═══ Collected material ═══

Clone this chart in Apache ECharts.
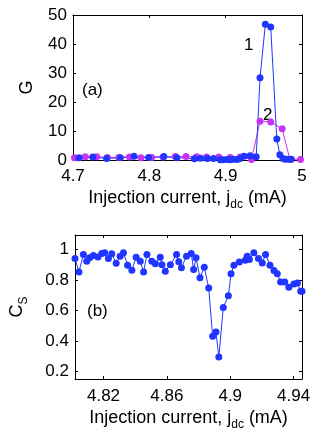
<!DOCTYPE html>
<html>
<head>
<meta charset="utf-8">
<script src="https://cdn.jsdelivr.net/npm/echarts@6/dist/echarts.min.js"></script>
<style>
  html, body { margin: 0; padding: 0; background: #fff; }
  #chart { width: 327px; height: 436px; }
</style>
</head>
<body>
<div id="chart"></div>
<script>
// panel (a): G versus injection current
const gBlueX = [4.708, 4.726, 4.744, 4.762, 4.780, 4.799, 4.819, 4.836, 4.859, 4.867, 4.876, 4.884, 4.893, 4.897, 4.902, 4.906, 4.910, 4.915, 4.919, 4.924, 4.932, 4.940, 4.945, 4.952, 4.959, 4.967, 4.971, 4.975, 4.978, 4.982, 4.986]
const gBlueY = [0.8, 1.0, 0.5, 0.8, 1.3, 0.9, 1.2, 0.8, 0.4, 0.6, 0.5, 0.5, 0.1, 0.1, 0.2, 0.1, 0.3, 0.2, 0.5, 1.3, 1.5, 1.1, 28.4, 46.8, 45.9, 7.2, 1.8, 0.5, 0.3, 0.3, 0.3]
const gMagX = [4.702, 4.716, 4.731, 4.745, 4.760, 4.774, 4.789, 4.803, 4.818, 4.834, 4.848, 4.862, 4.875, 4.891, 4.906, 4.919, 4.934, 4.945, 4.959, 4.974, 4.984, 4.998]
const gMagY = [0.8, 1.1, 1.1, 0.9, 0.9, 1.0, 0.8, 0.9, 1.0, 1.2, 1.2, 1.1, 1.0, 1.0, 0.9, 1.0, 0.2, 13.4, 13.1, 10.8, 0.3, 0.2]

// panel (b): C_S versus injection current
const csX = [4.802, 4.8045, 4.8073, 4.8094, 4.8112, 4.8136, 4.8165, 4.8189, 4.8207, 4.8231, 4.8252, 4.828, 4.8305, 4.8326, 4.8352, 4.8379, 4.8406, 4.8432, 4.8453, 4.8474, 4.8505, 4.8527, 4.8558, 4.8569, 4.859, 4.8622, 4.8661, 4.8675, 4.8692, 4.8724, 4.8754, 4.8769, 4.8784, 4.8809, 4.8836, 4.8864, 4.8889, 4.891, 4.8928, 4.8956, 4.8988, 4.9005, 4.9023, 4.9057, 4.9095, 4.9107, 4.9121, 4.9149, 4.9178, 4.9202, 4.9223, 4.9251, 4.9276, 4.9297, 4.9318, 4.9344, 4.937, 4.9402, 4.9424, 4.9445, 4.9453]
const csY = [0.94, 0.853, 0.967, 0.923, 0.945, 0.96, 0.95, 0.974, 0.978, 0.94, 0.972, 0.91, 0.956, 0.978, 0.897, 0.864, 0.949, 0.923, 0.853, 0.967, 0.923, 0.906, 0.949, 0.9, 0.857, 0.9, 0.967, 0.919, 0.88, 0.956, 0.974, 0.868, 0.945, 0.814, 0.884, 0.748, 0.43, 0.458, 0.294, 0.62, 0.697, 0.84, 0.897, 0.917, 0.93, 0.956, 0.934, 0.978, 0.94, 0.912, 0.967, 0.897, 0.862, 0.84, 0.787, 0.787, 0.752, 0.774, 0.78, 0.726, 0.726]

const topXTicks = [4.7, 4.8, 4.9, 5]
const topYTicks = [0, 10, 20, 30, 40, 50]
const botXTicks = [4.82, 4.86, 4.9, 4.94]
const botYTicks = [0.2, 0.4, 0.6, 0.8, 1]

const BLUE = '#2035ff'
const MAGENTA = '#c634f2'
const FONT = 'Liberation Sans'

const pairs = (xs, ys) => xs.map((x, i) => [x, ys[i]])

const chart = echarts.init(document.getElementById('chart'), null, { renderer: 'canvas' })

const labelStyle = { color: '#000', fontSize: 17, fontFamily: FONT }
const nameRich = {
  sub: { fontSize: 12, fontFamily: FONT, color: '#000', padding: [14, 0, 0, 0] }
}

function xAxisFor(gridIndex, min, max, ticks, margin, gap) {
  return [
    {
      type: 'value', gridIndex, min, max, position: 'bottom',
      name: 'Injection current, j{sub|dc} (mA)',
      nameLocation: 'middle', nameGap: gap,
      nameTextStyle: { color: '#000', fontSize: 18, fontFamily: FONT, rich: nameRich },
      axisLine: { show: true, onZero: false, lineStyle: { color: '#000', width: 1 } },
      axisTick: { show: true, inside: true, length: 3, customValues: ticks, lineStyle: { color: '#000' } },
      axisLabel: { ...labelStyle, margin, customValues: ticks, formatter: v => String(+v.toFixed(2)) },
      splitLine: { show: false }
    },
    {
      type: 'value', gridIndex, min, max, position: 'top',
      axisLine: { show: true, onZero: false, lineStyle: { color: '#000', width: 1 } },
      axisTick: { show: true, inside: true, length: 3, customValues: ticks, lineStyle: { color: '#000' } },
      axisLabel: { show: false, customValues: ticks },
      splitLine: { show: false }
    }
  ]
}

function yAxisFor(gridIndex, min, max, ticks, name, gap) {
  return [
    {
      type: 'value', gridIndex, min, max, position: 'left',
      name, nameLocation: 'middle', nameGap: gap, nameRotate: 90,
      nameTextStyle: { color: '#000', fontSize: 18, fontFamily: FONT, rich: nameRich },
      axisLine: { show: true, onZero: false, lineStyle: { color: '#000', width: 1 } },
      axisTick: { show: true, inside: true, length: 3, customValues: ticks, lineStyle: { color: '#000' } },
      axisLabel: { ...labelStyle, margin: 6, customValues: ticks, formatter: v => String(+v.toFixed(2)) },
      splitLine: { show: false }
    },
    {
      type: 'value', gridIndex, min, max, position: 'right',
      axisLine: { show: true, onZero: false, lineStyle: { color: '#000', width: 1 } },
      axisTick: { show: true, inside: true, length: 3, customValues: ticks, lineStyle: { color: '#000' } },
      axisLabel: { show: false, customValues: ticks },
      splitLine: { show: false }
    }
  ]
}

function lineSeries(xi, yi, data, color, size) {
  return {
    type: 'line', xAxisIndex: xi, yAxisIndex: yi, data,
    symbol: 'circle', symbolSize: size, showSymbol: true,
    lineStyle: { color, width: 1 },
    itemStyle: { color },
    animation: false, silent: true
  }
}

const option = {
  animation: false,
  textStyle: { fontFamily: FONT },
  grid: [
    { left: 73, top: 15, width: 229, height: 145, show: false },
    { left: 73, top: 235, width: 229, height: 144, show: false }
  ],
  xAxis: [
    ...xAxisFor(0, 4.7, 5, topXTicks, 8, 25),
    ...xAxisFor(1, 4.802, 4.9453, botXTicks, 9, 26)
  ],
  yAxis: [
    ...yAxisFor(0, 0, 50, topYTicks, 'G', 37),
    ...yAxisFor(1, 0.15, 1.095, botYTicks, 'C{sub|S}', 45)
  ],
  series: [
    lineSeries(0, 0, pairs(gMagX, gMagY), MAGENTA, 7),
    lineSeries(0, 0, pairs(gBlueX, gBlueY), BLUE, 7),
    lineSeries(2, 2, pairs(csX, csY), BLUE, 7)
  ],
  graphic: [
    { type: 'text', left: 82, top: 82, style: { text: '(a)', fill: '#000', font: '17px ' + FONT } },
    { type: 'text', left: 244, top: 37, style: { text: '1', fill: '#000', font: '17px ' + FONT } },
    { type: 'text', left: 263, top: 107, style: { text: '2', fill: '#000', font: '17px ' + FONT } },
    { type: 'text', left: 87, top: 303, style: { text: '(b)', fill: '#000', font: '17px ' + FONT } }
  ]
}

chart.setOption(option)
</script>
</body>
</html>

═══

**Work to be completed:** Up to and including the line with "10.8, 0.3, 0.2]", copy the data above from its first line. Skip pictures.

**Result of the exercise:**
Clone this chart in Apache ECharts.
<!DOCTYPE html>
<html>
<head>
<meta charset="utf-8">
<script src="https://cdn.jsdelivr.net/npm/echarts@6/dist/echarts.min.js"></script>
<style>
  html, body { margin: 0; padding: 0; background: #fff; }
  #chart { width: 327px; height: 436px; }
</style>
</head>
<body>
<div id="chart"></div>
<script>
// panel (a): G versus injection current
const gBlueX = [4.708, 4.726, 4.744, 4.762, 4.780, 4.799, 4.819, 4.836, 4.859, 4.867, 4.876, 4.884, 4.893, 4.897, 4.902, 4.906, 4.910, 4.915, 4.919, 4.924, 4.932, 4.940, 4.945, 4.952, 4.959, 4.967, 4.971, 4.975, 4.978, 4.982, 4.986]
const gBlueY = [0.8, 1.0, 0.5, 0.8, 1.3, 0.9, 1.2, 0.8, 0.4, 0.6, 0.5, 0.5, 0.1, 0.1, 0.2, 0.1, 0.3, 0.2, 0.5, 1.3, 1.5, 1.1, 28.4, 46.8, 45.9, 7.2, 1.8, 0.5, 0.3, 0.3, 0.3]
const gMagX = [4.702, 4.716, 4.731, 4.745, 4.760, 4.774, 4.789, 4.803, 4.818, 4.834, 4.848, 4.862, 4.875, 4.891, 4.906, 4.919, 4.934, 4.945, 4.959, 4.974, 4.984, 4.998]
const gMagY = [0.8, 1.1, 1.1, 0.9, 0.9, 1.0, 0.8, 0.9, 1.0, 1.2, 1.2, 1.1, 1.0, 1.0, 0.9, 1.0, 0.2, 13.4, 13.1, 10.8, 0.3, 0.2]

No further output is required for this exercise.